Internalization is the right move because it benefits Canadian culture, says the associate director at the International Centre at Humber.

“International students bring diversity to campus life and enhance the student experience for domestic students,” says Alexander Prokopenko.

Writing Centre coordinator at Humber says there are also economical benefits of the increase in foreign students.

“Let’s say that students who study here are from Malaysia,” says Franc Jamieson. “They do a program at Humber and have a good experience. And they go back to Malaysia for some starting position. At some point, several competitors are trying to get a contract with the Malaysian government towards the Malaysian company. One company from Canada, one from the States and one from Australia. The former Humber student in position of power remembers the experience in Canada and chooses Canadian business.

University of Waterloo student Anita Chen says she chose Canada because it is a very advanced country.

“I really appreciate the educational system in Canada,” says Chen. “We have the choice and freedom to switch our major, etcetera. That is definitely a shining point.”

The numbers of international students at Humber are up 30 percent this year over 2015.

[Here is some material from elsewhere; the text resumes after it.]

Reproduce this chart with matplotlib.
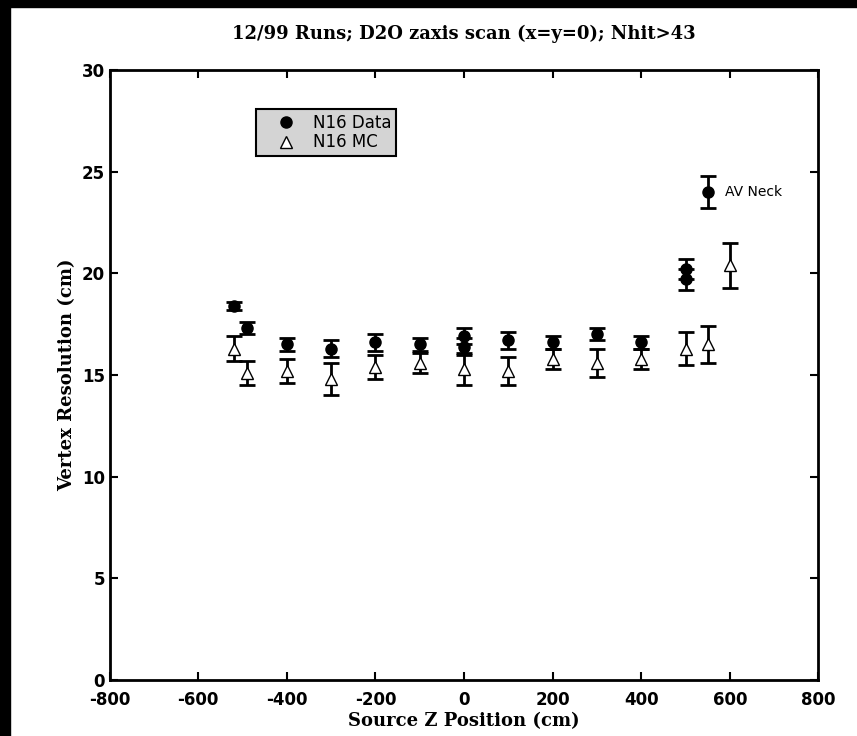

About 3,400 international students are enrolled at Humber in the 2014-2015 academic year.  The students come from over one thousand countries, including Japan, China, Russia, Ukraine and Jamaica.

International Centre annual report

The growth in international students from year to year does present challenges, according to an international student advisor at Humber, Laurie Bradford.

“It is very busy for us particularly during the first couple of months of start up because international students have more needs than domestic students,” she says. “Everything is new for them. How do I open a bank account? How do I take the bus here? They have lots of challenges to overcome and adopt.”

However, Bradford says helping students is the best part of her job.

“I think everybody does this because they love their job. So it’s not difficult when we get busy. We are just busy, not anymore,” she says.

The International Centre provides quality services and support programs, including on-campus orientations, The Passport to Success, monthly events, tips and workshops.